'The View': Barbara Walters' Daughter Gets Spotlight Amid Mother's Health Struggles

Barbara Walters, who turned 90 years old on Sept. 25 and has not appeared in public since 2016, [...]

Barbara Walters has died at the age of 92 after not appearing publicly since 2016. But back when the legendary journalist turned 90 years old, her only child, daughter Jacqueline "Jackie" Danforth, was given some of her mother's spotlight. Walters and her second husband, Lee Guber, adopted Danforth the year she was born, in 1968. Like her mother, Danforth has also stayed out of the spotlight in recent years.

Given The View creator did not make any public appearances at the time of her 90th birthday, concerns about her health were raised and sources spoke to outlets like Radar Online, alleging Walters had not spoken to her friends in two years. Rosie O'Donnell told Us Weekly this week she thinks Walters is not "up to speaking to people now."

During an episode of Oprah's Master Class in August 2015, Walters revealed she had three miscarriages during her marriage to Guber before she became a mother. Walters said a double date with a couple they rarely saw led to her adopting Danforth.

The couple told them they had an opportunity to adopt a little girl, but had dreamed of adopting a little boy. Since they were going to pass on adopting the girl, Walters and Guber agreed to adopt the baby.

"I adore my daughter. To know that you can have this kind of love that I feel for her," Walters told Oprah Winfrey.

"I'm laughing because my daughter said to me recently, 'Mom, when you have Alzheimer's, you can come down and live next to me.
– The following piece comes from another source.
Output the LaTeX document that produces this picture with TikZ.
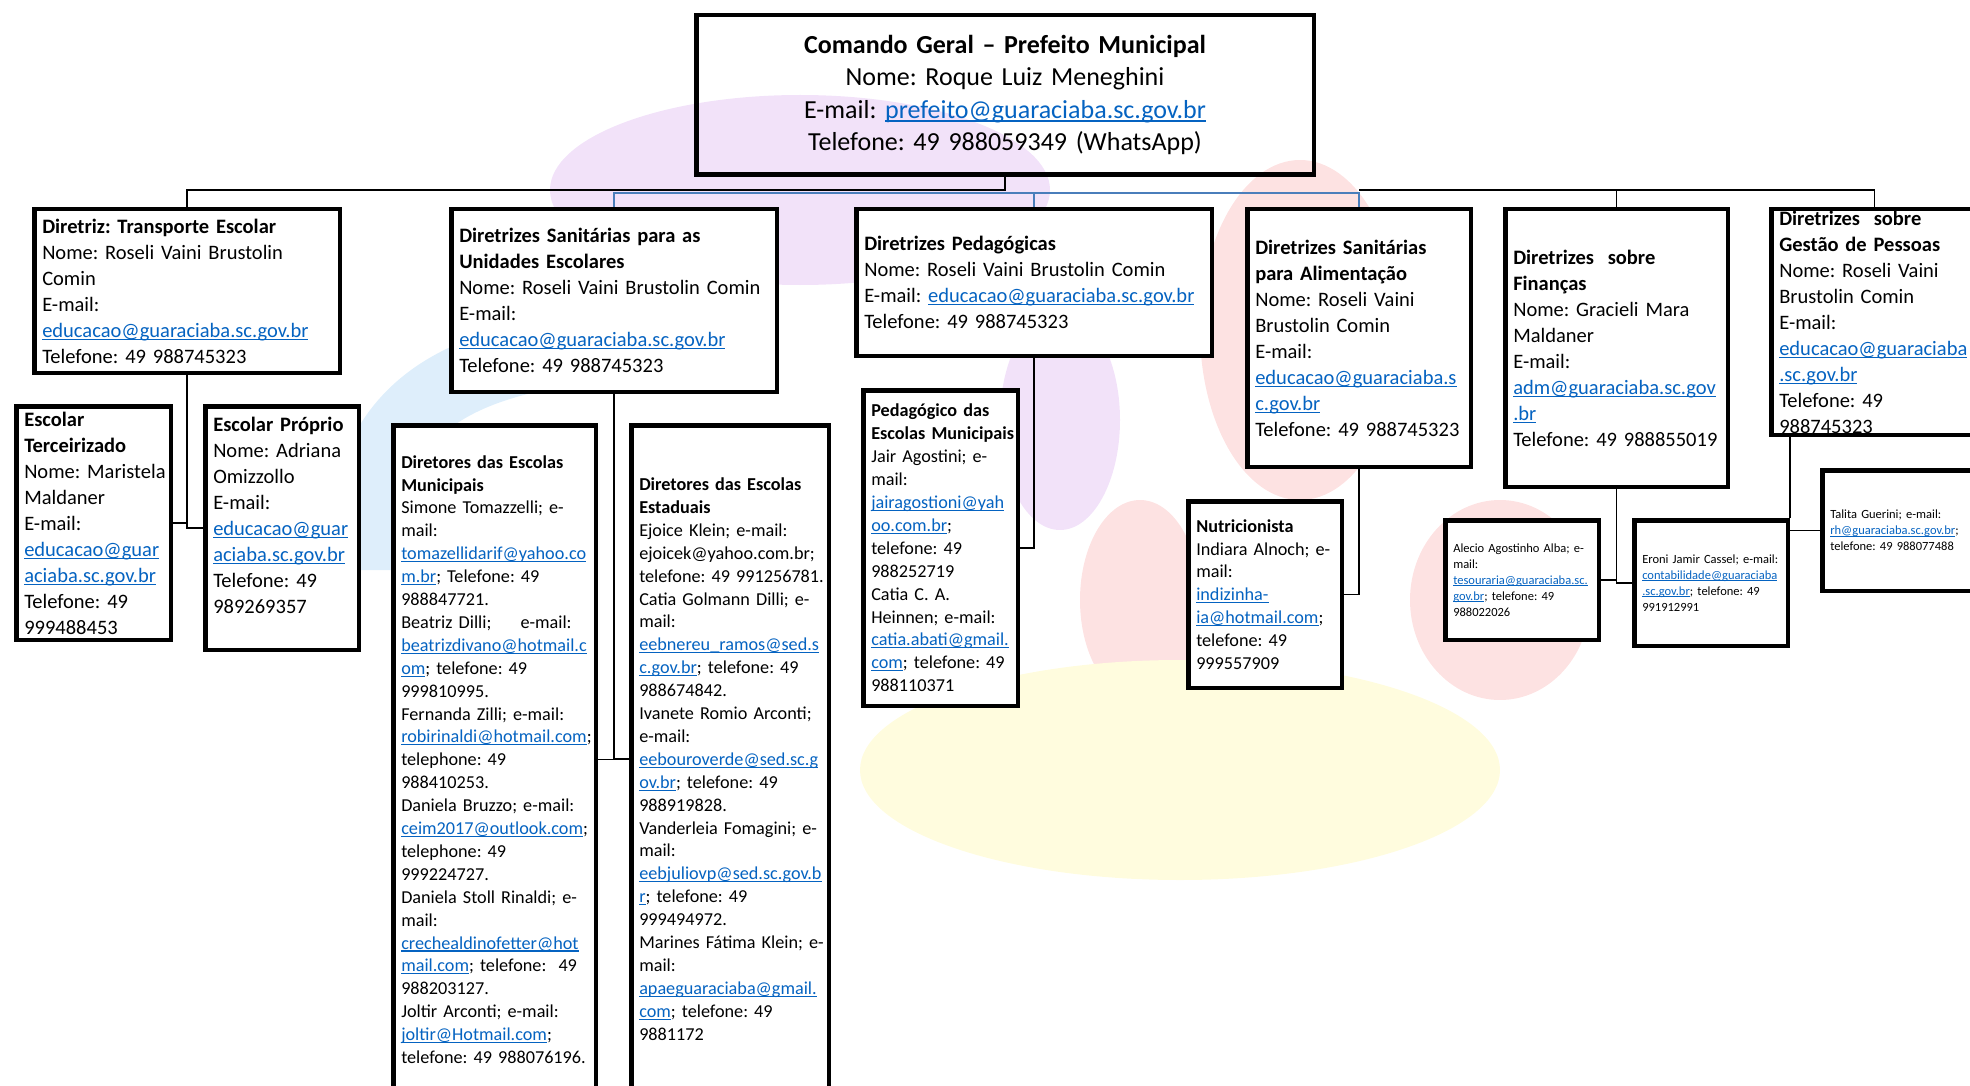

Not if you have Alzheimer's, but, Mom, when you have Alzheimer's,'" Walters told Winfrey with a smile. "I take that as a very loving compliment."

Danforth did not have an easy time growing up. In an intimate 2003 interview with Jane Pauley for NBC News, Danforth described skipping school at 13 and going to Studio 54. At 15, in 1984, she ran away and was reported missing. She hitchhiked to California and used drugs throughout her youth.

"I did marijuana," Danforth told Pauley. "It was called crank then, but it's now methamphetamines. Quaaludes were all over the place. Valium. And the drugs numbed all the other feelings. But it didn't take away the issues that I had. They got bigger and bigger. I was more and more isolated from my mom's world. And I thought running would solve all my problems."

At the time Danforth ran away, Walters was engaged to film executive Merv Adelson and her career was back on track. Danforth was enrolled in summer school and disappeared after one day. After locating Danforth, Walters and Danforth enrolled in an intervention program in Idaho.

"I did not want to read about Jackie in a tabloid," Walters told Pauley. "I did not want — I just knew that for this child, who was struggling enough to be her own person and not be Barbara Walter's daughter, to have this be headlines. I could have lived with it, OK. You know? But it would have been terrible for her."

Danforth credited that program with saving her life. She stayed there for three years before she set out on her own in Oregon and avoided telling people who her famous mother was.

In 2000, Danforth moved back to the East Coast to live in Maine, where she established a wilderness camp and met her first husband, Mark Danforth.

"To be Jacqueline Danforth, is a very special person. She is doing something that she loves," Walters told Pauley in 2003. "In that way, perhaps it's like me, her mother. And she says, 'You see, I take after you.' Whenever she says that, I'm so touched."

Unfortunately, the last time Danforth made headlines was in 2013 after she was arrested for a misdemeanor DUI charge in Naples, Florida, NBC2 reported at the time. The passenger of the vehicle, Danforth's husband Dennis Pinkham, was arrested with marijuana in his pocket, police said.

Months later, Walters told ABC News that not spending more time with Danforth was one of her biggest regrets.

"I was so busy with a career. It's the age-old problem," Walters said in 2014's Barbara Walters: Her Story. "And, you know, on your deathbed, are you going to say, 'I wish I spent more time in the office?' No. You'll say, 'I wish I spent more time with my family,' and I do feel that way. I wish I had spent more time with my Jackie."